= Aaron Pike (activist) =

Activist

Aaron Pike (born Aaron Pike Shainwald; also Aaron Pike Schonberg; September 29, 1981, in New York City) is an activist who has appeared in numerous national publications speaking out in favor of same-sex marriage. He is a 2003 graduate of Brandeis University.

== Activism ==

On May 21, 2004, Aaron Pike Shainwald married his long-time boyfriend. The wedding and the events leading up to the wedding were the focus of MTV's True Life: I'm Gay and I'm Getting Married, which aired throughout the 2004 season on the MTV networks around the globe.

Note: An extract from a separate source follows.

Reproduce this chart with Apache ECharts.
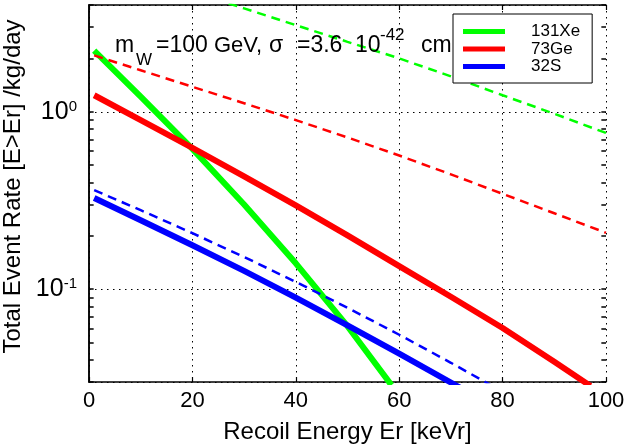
<!DOCTYPE html>
<html><head><meta charset="utf-8">
<script src="https://cdn.jsdelivr.net/npm/echarts@6/dist/echarts.min.js"></script>
<style>html,body{margin:0;padding:0;background:#fff}#c{width:629px;height:445px}</style>
</head><body><div id="c"></div>
<script>
const FONT = 'Liberation Sans, Arial, Helvetica, sans-serif';

const seriesNames = ['131Xe', '73Ge', '32S'];
const xTickValues = [0, 20, 40, 60, 80, 100];
const yMinorTicks = [0.03, 0.04, 0.05, 0.06, 0.07, 0.08, 0.09, 0.1, 0.2, 0.3, 0.4, 0.5, 0.6, 0.7, 0.8, 0.9, 1, 2, 3, 4];

// 131Xe
const energyXeSolid = [1, 10, 20, 30, 40, 50, 58.5];
const rateXeSolid   = [2.21, 1.218, 0.618, 0.300, 0.140, 0.0619, 0.0288];
const energyXeDash  = [27, 30, 40, 50, 60, 70, 80, 90, 100];
const rateXeDash    = [4.08, 3.83, 3.08, 2.48, 2.0, 1.585, 1.24, 0.975, 0.76];
// 73Ge
const energyGeSolid = [1, 10, 20, 30, 40, 50, 60, 70, 80, 90, 97];
const rateGeSolid   = [1.24, 0.898, 0.626, 0.433, 0.297, 0.201, 0.135, 0.0907, 0.0605, 0.039, 0.0285];
const energyGeDash  = [1, 10, 20, 30, 40, 50, 60, 70, 80, 90, 100];
const rateGeDash    = [2.08, 1.715, 1.384, 1.118, 0.898, 0.717, 0.567, 0.444, 0.345, 0.268, 0.208];
// 32S
const energySSolid  = [1, 10, 20, 30, 40, 50, 60, 70, 72];
const rateSSolid    = [0.327, 0.245, 0.177, 0.127, 0.0897, 0.0626, 0.0433, 0.0298, 0.0276];
const energySDash   = [1, 10, 20, 30, 40, 50, 60, 70, 78];
const rateSDash     = [0.362, 0.279, 0.207, 0.152, 0.110, 0.0786, 0.0554, 0.0385, 0.0285];

const colors = ['#00ff00', '#ff0000', '#0000ff'];

function pairs(xs, ys) { return xs.map((x, i) => [x, ys[i]]); }

const chart = echarts.init(document.getElementById('c'), null, {renderer: 'canvas'});

const X_MIN = 0, X_MAX = 100, TICK_LEN = 0.9;

// minor ticks on the log axes (left and right, pointing inwards)
const minorTickLines = [];
yMinorTicks.forEach(function (v) {
  minorTickLines.push([{coord: [X_MIN, v]}, {coord: [X_MIN + TICK_LEN, v]}]);
  minorTickLines.push([{coord: [X_MAX - TICK_LEN, v]}, {coord: [X_MAX, v]}]);
});

function solid(name, color, xs, ys, z) {
  return {name: name, type: 'line', data: pairs(xs, ys),
    symbol: 'none', showSymbol: false, clip: true, z: z, animation: false,
    lineStyle: {color: color, width: 6, cap: 'butt', join: 'round'}, itemStyle: {color: color}};
}
function dashed(name, color, xs, ys, z) {
  return {name: name, type: 'line', data: pairs(xs, ys),
    symbol: 'none', showSymbol: false, clip: true, z: z, animation: false,
    lineStyle: {color: color, width: 2.5, type: [9, 6]}, itemStyle: {color: color}};
}

function txt(s, x, y, size) {
  return {type: 'text', x: x, y: y, z: 5, silent: true,
    style: {text: s, fontSize: size, fontFamily: FONT, fill: '#000', verticalAlign: 'middle', align: 'left'}};
}

const geDash = dashed(seriesNames[1], colors[1], energyGeDash, rateGeDash, 3);
geDash.markLine = {silent: true, symbol: ['none', 'none'], animation: false,
  label: {show: false},
  lineStyle: {color: '#000', width: 1.5, type: 'solid'},
  data: minorTickLines};

const option = {
  animation: false,
  backgroundColor: '#fff',
  textStyle: {fontFamily: FONT, color: '#000'},
  grid: {left: 89, top: 5, right: 23, bottom: 63, containLabel: false, outerBoundsMode: 'none'},
  xAxis: [
    {type: 'value', position: 'bottom', min: X_MIN, max: X_MAX, interval: 20,
      name: 'Recoil Energy Er [keVr]', nameLocation: 'middle', nameGap: 38,
      nameTextStyle: {fontSize: 24, color: '#000', fontFamily: FONT},
      axisLine: {lineStyle: {color: '#000', width: 1.5}},
      axisTick: {inside: true, length: 5, lineStyle: {color: '#000', width: 1.2}},
      axisLabel: {fontSize: 22, color: '#000', margin: 8, fontFamily: FONT},
      splitLine: {show: true, lineStyle: {color: '#000', width: 1, type: [1.5, 4.5]}}},
    {type: 'value', position: 'top', min: X_MIN, max: X_MAX, interval: 20,
      axisLine: {lineStyle: {color: '#000', width: 1.5}},
      axisTick: {inside: true, length: 5, lineStyle: {color: '#000', width: 1.2}},
      axisLabel: {show: false}, splitLine: {show: false}}
  ],
  yAxis: [
    {type: 'log', logBase: 10, position: 'left', min: 0.03, max: 4,
      name: 'Total Event Rate [E>Er] /kg/day', nameLocation: 'middle', nameGap: 54, nameRotate: 90,
      nameTextStyle: {fontSize: 24, color: '#000', fontFamily: FONT, padding: [0, 0, 0, 14]},
      axisLine: {show: true, lineStyle: {color: '#000', width: 1.5}},
      axisTick: {show: false},
      axisLabel: {margin: 12, color: '#000', fontFamily: FONT,
        formatter: function (v) {
          const e = Math.log10(v); const r = Math.round(e);
          if (Math.abs(e - r) < 1e-6) return '{b|10}{s|' + r + '}';
          return '';
        },
        rich: {
          b: {fontSize: 25, lineHeight: 25, verticalAlign: 'middle', color: '#000', fontFamily: FONT},
          s: {fontSize: 15, lineHeight: 15, verticalAlign: 'top', padding: [0, 0, 17, 0], color: '#000', fontFamily: FONT}
        }},
      splitLine: {show: true, lineStyle: {color: '#000', width: 1, type: [1.5, 4.5]}}},
    {type: 'log', logBase: 10, position: 'right', min: 0.03, max: 4,
      axisLine: {show: true, lineStyle: {color: '#000', width: 1.5}},
      axisTick: {show: false}, axisLabel: {show: false}, splitLine: {show: false}}
  ],
  legend: {
    data: seriesNames, orient: 'vertical', left: 453, top: 14,
    padding: [9, 12, 8, 10], itemGap: 0.5, itemWidth: 42, itemHeight: 5, icon: 'rect',
    borderColor: '#000', borderWidth: 1, backgroundColor: '#fff', selectedMode: false,
    formatter: function (name) { return '{p| }' + name; },
    textStyle: {fontFamily: FONT, fontSize: 17, color: '#000', lineHeight: 15,
      rich: {p: {width: 21, fontSize: 17, lineHeight: 15}}},
    z: 10
  },
  graphic: [
    txt('m', 115, 46, 23),
    txt('W', 136, 60, 17),
    txt('=100', 156, 46, 23),
    txt('GeV,', 214, 46, 22),
    txt('σ', 269, 46, 23),
    txt('=3.6', 297, 46, 23),
    txt('10', 355, 46, 23),
    txt('-42', 380, 35, 17),
    txt('cm', 421, 46, 23)
  ],
  series: [
    solid(seriesNames[0], colors[0], energyXeSolid, rateXeSolid, 3),
    solid(seriesNames[1], colors[1], energyGeSolid, rateGeSolid, 4),
    solid(seriesNames[2], colors[2], energySSolid, rateSSolid, 5),
    dashed(seriesNames[0], colors[0], energyXeDash, rateXeDash, 3),
    geDash,
    dashed(seriesNames[2], colors[2], energySDash, rateSDash, 3)
  ]
};
chart.setOption(option);
</script></body></html>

Aaron was interviewed in The Advocate, TV Guide, Boston Globe, The New York Times, Metro, Boston Heralds Inside Track, and in several other national and international media outlets. The show aired several times throughout the 2004 MTV season and now currently plays on Logo, MTV's sister channel.

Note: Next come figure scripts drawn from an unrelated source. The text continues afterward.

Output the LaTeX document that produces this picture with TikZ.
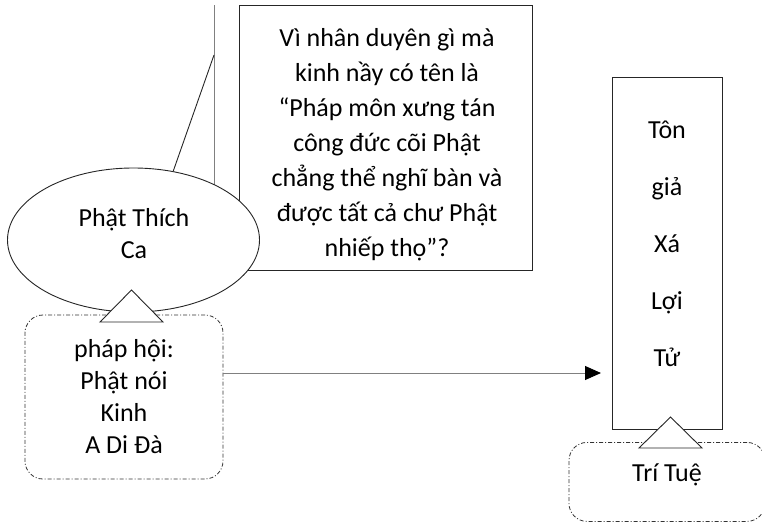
\documentclass[tikz,border=0pt]{standalone}
\usepackage{fontspec}
\setmainfont{Carlito}
\usetikzlibrary{shapes.geometric,arrows.meta}
\begin{document}
\begin{tikzpicture}[x=1pt,y=-1pt,
  every node/.style={font=\fontsize{26}{35}\selectfont},
  ln/.style={draw=black!85, line width=0.9pt},
  gln/.style={draw=black!50, line width=1pt},
  txt/.style={align=center, inner sep=0pt},
  dbox/.style={draw=black!80, line width=0.8pt, rounded corners=18pt,
    dash pattern=on 4pt off 2pt on 1pt off 2pt},
  tri/.style={draw=black!85, fill=white, line width=0.9pt}]
\useasboundingbox (0,0) rectangle (762,522);
% callout lines
\coordinate (ltop) at (214,5);
\coordinate (lmid) at (214,55);
\coordinate (lbot) at (214,240);
\draw[gln] (ltop) -- (lbot);
% question box
\node[ln, rectangle, minimum width=293pt, minimum height=265pt, inner sep=0pt]
  (q) at (385.5,137.5) {};
\node[txt] (qt) at (387,144.5) {Vì nhân duyên gì mà\\kinh nầy có tên là\\“Pháp môn xưng tán\\công đức cõi Phật\\chẳng thể nghĩ bàn và\\được tất cả chư Phật\\nhiếp thọ”?};
% ellipse
\node[ln, ellipse, fill=white, minimum width=252pt, minimum height=144pt, inner sep=0pt]
  (pt) at (133.5,240) {};
\node[txt, font=\fontsize{26}{32}\selectfont] (ptt) at (134,234) {Phật Thích\\Ca};
\draw[ln] (lmid) -- (pt.60);
% phap hoi box
\node[dbox, minimum width=198pt, minimum height=164pt, align=center,
  font=\fontsize{26}{32}\selectfont] (ph) at (124,397) {pháp hội:\\Phật nói\\Kinh\\A Di Đà};
\coordinate (t1a) at (131.5,290);
\coordinate (t1b) at (100,322);
\coordinate (t1c) at (163,322);
\draw[tri] (t1a) -- (t1b) -- (t1c) -- cycle;
% right box
\node[ln, rectangle, minimum width=110pt, minimum height=352pt, align=center,
  font=\fontsize{26}{57}\selectfont] (tz) at (667,253) {Tôn\\giả\\Xá\\Lợi\\Tử\\[-38pt]\mbox{}};
% arrow
\coordinate (ae) at (601,373);
\draw[gln, -{Triangle[length=16pt,width=14pt,fill=black,color=black]}] (ph.east |- ae) -- (ae);
% tri tue box
\node[dbox, minimum width=196pt, anchor=north, text height=30pt, text depth=31pt, inner ysep=9pt]
  (tt) at (667,442) {Trí Tuệ};
\coordinate (t2a) at (670.5,417);
\coordinate (t2b) at (639,448);
\coordinate (t2c) at (702,448);
\draw[tri] (t2a) -- (t2b) -- (t2c) -- cycle;
\end{tikzpicture}
\end{document}
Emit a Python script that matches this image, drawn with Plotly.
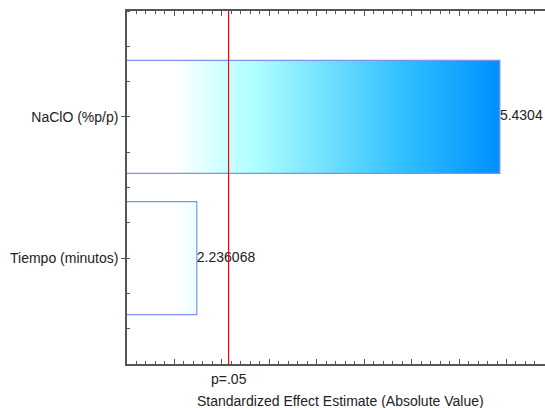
import plotly.graph_objects as go

# ---- data ----
categories = ["NaClO (%p/p)", "Tiempo (minutos)"]
effects = [5.4304, 2.236068]
effect_labels = ["5.4304", "2.236068"]
t_crit = 2.5706
p_label = "p=.05"
x_title = "Standardized Effect Estimate (Absolute Value)"

x_min, x_max_nominal = 1.5, 6.0
x_view_max = 5.906
half_h = 0.4

colorscale = [
    [0.0, "#ffffff"],
    [0.13, "#ffffff"],
    [0.34, "#aeffff"],
    [0.74, "#30c0ff"],
    [1.0, "#0090ff"],
]

FONT = "Liberation Sans, Arial, sans-serif"
TXT = "#222222"

fig = go.Figure()
for i, (cat, v) in enumerate(zip(categories, effects)):
    fig.add_trace(go.Scatter(
        x=[0, v, v, 0, 0],
        y=[i - half_h, i - half_h, i + half_h, i + half_h, i - half_h],
        mode="lines",
        fill="toself",
        fillgradient=dict(type="horizontal", colorscale=colorscale,
                          start=x_min, stop=max(effects)),
        line=dict(color="#8090f0", width=1.2),
        hoverinfo="skip",
        showlegend=False,
    ))

fig.add_trace(go.Scatter(
    x=effects, y=list(range(len(effects))), mode="text",
    text=effect_labels, textposition="middle right",
    textfont=dict(family=FONT, size=14, color=TXT),
    showlegend=False, hoverinfo="skip", cliponaxis=False,
))

fig.add_shape(type="line", x0=t_crit, x1=t_crit, xref="x", y0=0, y1=1, yref="y domain",
              line=dict(color="#ff0000", width=1.2))

fig.add_annotation(x=t_crit, xref="x", y=0, yref="paper", yanchor="top", yshift=-5,
                   text=p_label, showarrow=False,
                   font=dict(family=FONT, size=14, color=TXT))
fig.add_annotation(x=(x_min + x_max_nominal) / 2, xref="x", y=0, yref="paper", yanchor="top",
                   yshift=-27, text=x_title, showarrow=False,
                   font=dict(family=FONT, size=14, color=TXT))

fig.update_layout(
    width=545, height=408,
    margin=dict(l=127, r=0, t=11, b=44),
    paper_bgcolor="white", plot_bgcolor="white",
    font=dict(family=FONT, size=14, color=TXT),
    xaxis=dict(
        range=[x_min, x_view_max], showgrid=False, zeroline=False,
        showline=True, linecolor="#555555", linewidth=1.5, mirror="ticks",
        tick0=x_min, dtick=0.5, ticks="inside", ticklen=5, tickcolor="#555555",
        showticklabels=False,
        minor=dict(dtick=0.1, tick0=x_min, ticks="inside", ticklen=3, tickcolor="#555555"),
    ),
    yaxis=dict(
        range=[1.75, -0.75], showgrid=False, zeroline=False,
        showline=True, linecolor="#555555", linewidth=1.5,
        tickvals=list(range(len(categories))), ticktext=categories,
        ticks="outside", ticklen=4, tickcolor="#555555",
        minor=dict(dtick=0.25, tick0=-0.75, ticks="inside", ticklen=3, tickcolor="#555555"),
    ),
)

fig.write_html(
    "out.html",
    config={"displayModeBar": False},
    post_script="document.body.style.margin='0';document.body.style.overflow='hidden';",
)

The documentary won the 2005 GLAAD Outstanding Documentary Media award at the 16th GLAAD Media Awards and was accepted by the couple in March 2005 in New York City's Marriott Marquee, Times Square.

In September 2006, Aaron and his husband, Stephen, filed for divorce for irreconcilable differences and the divorce proceedings were finalized on January 18, 2007.

Aaron Pike is also featured in Wendy Diamond’s 2007 documentary In search of Puppy Love, which premiered at the Boston Film Festival.

In April 2008, Aaron Pike was interviewed for the New York Times Magazine cover story “Young Gay Rites”, by Benoit Denizet-Lewis. Aaron was interviewed about his feeling on equal marriage rights and was featured in a full-page photograph by Erwin Olaf.